The Association of Tourism, Restaurant Investors and Managers (TURYİD) also released a statement on the proposal, accusing officials of “conjuring up a fear of alcoholism that does not exist.”
The statement said the move “would bring many workplaces close to shutting down, as well as lowering the standards expected by local and foreign customers alike.”
TURYİD said the estimated cost of the proposal would be fatal to the $50 billion tourism sector, cause “irreversible damage” to the country’s image abroad, “dissuade local and foreign investors, and destroy chances of growth and credibility.”
“We believe that it is necessary, and still possible, for officials to ask for contributions and opinions of the sector’s representatives before accepting – and even proposing – such a drastic change that would have an impact on the Turkey’s economically massive eating and drinking sector,” the statement read.
The initial proposal was set to make serving alcohol impossible in any of the city’s main entertainment locations, with its vague definition of “educational institution” and large number of mosques. The alterations, however, redefine “educational institutions” according to a narrower list, excluding owners who have previously gained alcohol licenses as well as certified tourism establishments.
Antalya, Bodrum, Çeşme and similar areas popular with tourists have also been exempted from the regulations, as well as Istanbul locations such as İstiklal Caddesi and Ortaköy.
The law has also been rearranged in order to temper the advertising ban of alcoholic drinks, allowing brands to participate in business fairs. The name of the production company has also been left out of the ban list, blocking only the promotion of specific alcoholic brands rather than the entire umbrella company.

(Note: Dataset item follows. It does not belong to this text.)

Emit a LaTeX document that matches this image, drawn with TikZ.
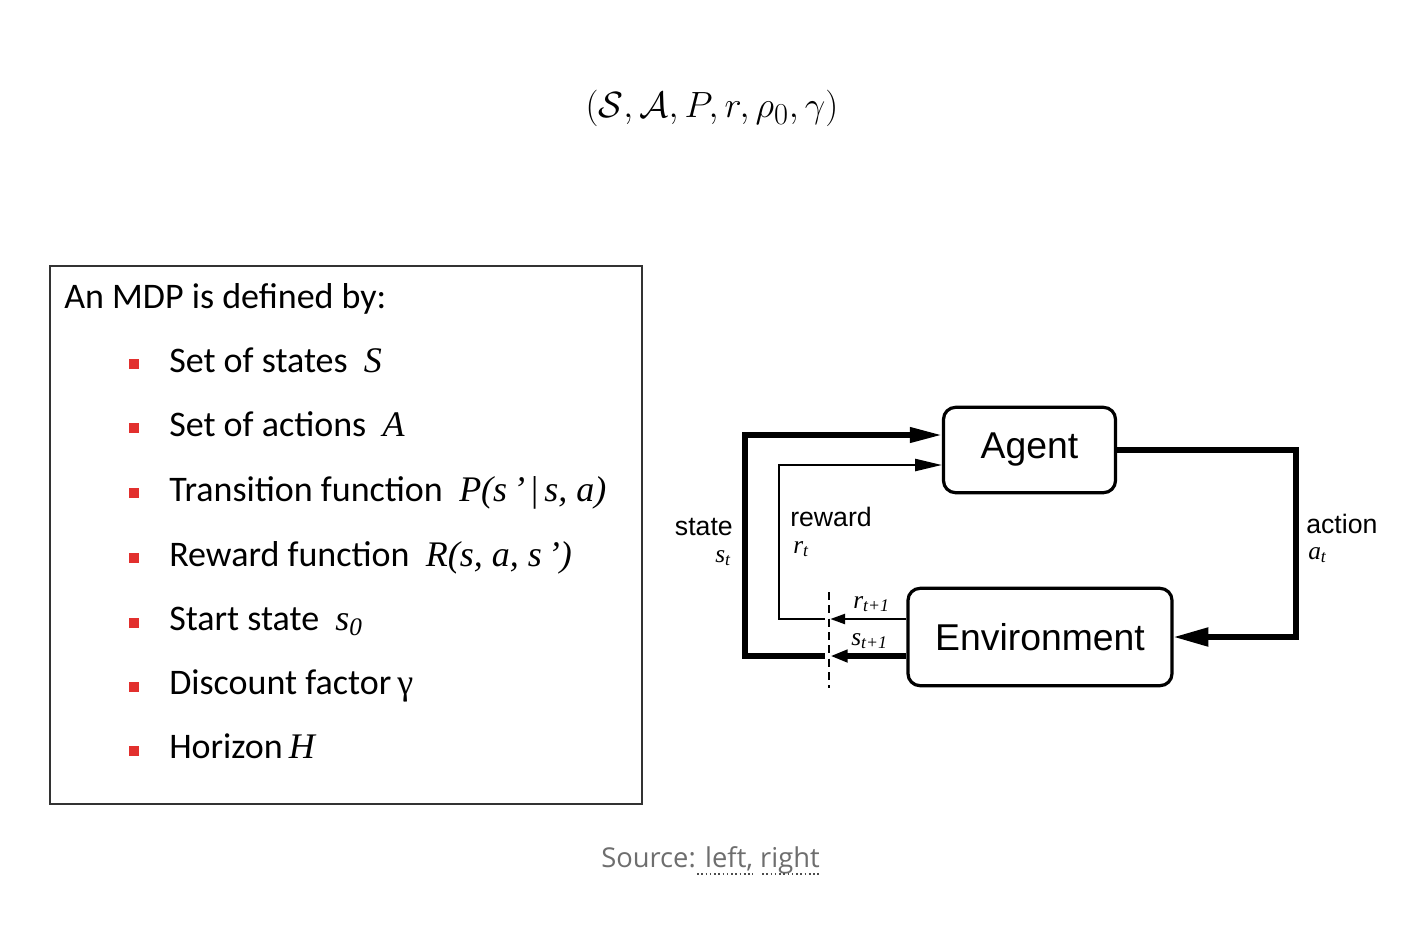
\documentclass[tikz,border=0pt]{standalone}
\usepackage{fontspec}
\usepackage{graphicx}
\setmainfont{Carlito}
\newfontfamily\helv{Liberation Sans}
\newfontfamily\tms{Liberation Serif}
\newfontfamily\srcfont{Open Sans}
\usetikzlibrary{arrows.meta}
\definecolor{bulletred}{RGB}{226,48,46}
\definecolor{srcgray}{RGB}{110,110,110}

\tikzset{
  box/.style={draw, line width=2.4pt, rounded corners=9pt, font=\helv\fontsize{28}{32}\selectfont},
  thickline/.style={line width=3.8pt},
  thinline/.style={line width=1.6pt},
  lab/.style={font=\helv\fontsize{20}{22}\selectfont, inner sep=0pt},
  sym/.style={font=\tms\itshape\fontsize{19}{21}\selectfont, inner sep=0pt},
  item/.style={anchor=base west, inner sep=0pt, font=\fontsize{27}{32}\selectfont},
  sq/.style={fill=bulletred, minimum size=7.5pt, inner sep=0pt}
}

\begin{document}
\begin{tikzpicture}[x=0.75pt,y=-0.75pt]
\def\xs{745};
\def\xr{779};
\def\xcut{829};
\def\xa{1296};

\def\ys{435};
\def\yr{465};
\def\yrr{619};
\def\yss{656};

\path[fill=white] (0,0) rectangle (1407,940);

% tuple
\node[text=black] (tuple) at (712,108) {\fontsize{24.88}{30}\selectfont\scalebox{1.1}{$(\mathcal{S},\mathcal{A},P,r,\rho_0,\gamma)$}};

% left box
\draw[line width=1pt, draw=black!80] (50,266) rectangle (642,804);
\node[item] (head) at (64,308) {An MDP is defined by:};

\node[sq] (b1) at (134,364) {};
\node[item] (i1) at (169,372) {Set of states\ \ {\tms\itshape S}};
\node[sq] (b2) at (134,428) {};
\node[item] (i2) at (169,436) {Set of actions\ \ {\tms\itshape A}};
\node[sq] (b3) at (134,493) {};
\node[item] (i3) at (169,501) {Transition function\ \ {\tms\itshape P(s\,’\,{\upshape|}\,s, a)}};
\node[sq] (b4) at (134,558) {};
\node[item] (i4) at (169,566) {Reward function\ \ {\tms\itshape R(s, a, s\,’)}};
\node[sq] (b5) at (134,623) {};
\node[item] (i5) at (169,630) {Start state\ \ {\tms\itshape s\textsubscript{0}}};
\node[sq] (b6) at (134,687) {};
\node[item] (i6) at (169,694) {Discount factor\,{\tms γ}};
\node[sq] (b7) at (134,751) {};
\node[item] (i7) at (169,758) {Horizon\,{\tms\itshape H}};

% agent / environment
\node[box, minimum width=129pt, minimum height=64pt] (agent) at (1029.5,450) {Agent};
\node[box, minimum width=198pt, minimum height=73pt] (env) at (1040,637) {Environment};

\coordinate (cutr) at (\xcut,\yrr);
\coordinate (cuts) at (\xcut,\yss);

\draw[thickline, -{Triangle[length=26pt,width=13.5pt]}] (agent.east) -| (\xa,540) |- (env.east);

\draw[thickline, -{Triangle[length=13pt,width=9pt]}] (env.west |- cuts) -- ([xshift=1pt]cuts);
\draw[thickline, -{Triangle[length=24pt,width=11pt]}] ([xshift=-3pt]cuts) -| (\xs,\ys) -- (agent.west |- 0,\ys);

\draw[thinline, -{Triangle[length=11pt,width=7.5pt]}] (env.west |- cutr) -- ([xshift=1pt]cutr);
\draw[thinline, -{Triangle[length=20pt,width=9pt]}] ([xshift=-3pt]cutr) -| (\xr,\yr) -- (agent.west |- 0,\yr);

\draw[line width=0.9pt, dash pattern=on 6pt off 4pt] (\xcut,592) -- (\xcut,688);

% labels
\node[lab, anchor=base east] (st) at (733,535) {state};
\node[sym, anchor=base east] (stv) at (731,562) {s\textsubscript{t}};
\node[lab, anchor=base west] (rw) at (790,526) {reward};
\node[sym, anchor=base west] (rwv) at (793,553) {r\textsubscript{t}};
\node[lab, anchor=base west] (ac) at (1306,533) {action};
\node[sym, anchor=base west] (acv) at (1308,559) {a\textsubscript{t}};
\node[sym, anchor=base west] (rn) at (853,608) {r\textsubscript{t+1}};
\node[sym, anchor=base west] (sn) at (851,645) {s\textsubscript{t+1}};

% source
\node[anchor=base west, inner sep=0pt, text=srcgray, font=\srcfont\fontsize{20.5}{24}\selectfont] (src) at (601,867) {Source: left, right};
\draw[black!70, line width=1.2pt, dotted] (697,874) -- (753,874);
\draw[black!70, line width=1.2pt, dotted] (762,874) -- (820,874);

\end{tikzpicture}
\end{document}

Alcoholic drinks will be able to benefit sales and promotions, but will not be permitted to be given away as gifts or for free as part of campaigning, according to the changes. Companies will still be banned from selling alcohol via television, the telephone or the Internet.
The original proposal, which called for the covering of windows of locations serving alcohol in a severe attempt to block any view of the drinks from the outside, was also softened as result of the changes, allowing business owners to avoid breaking the law by rearranging their products in the shop windows.
The regulation that banned restaurants from serving alcohol in their outdoor sections has also been altered, allowing establishments that already hold licenses to continue serving as before.
The sub-commission that was responsible for altering the original proposal will continue debating until next Tuesday, when the bill will be passed on to the Planning and Budget Commission. The bill will then be sent on to the General Assembly.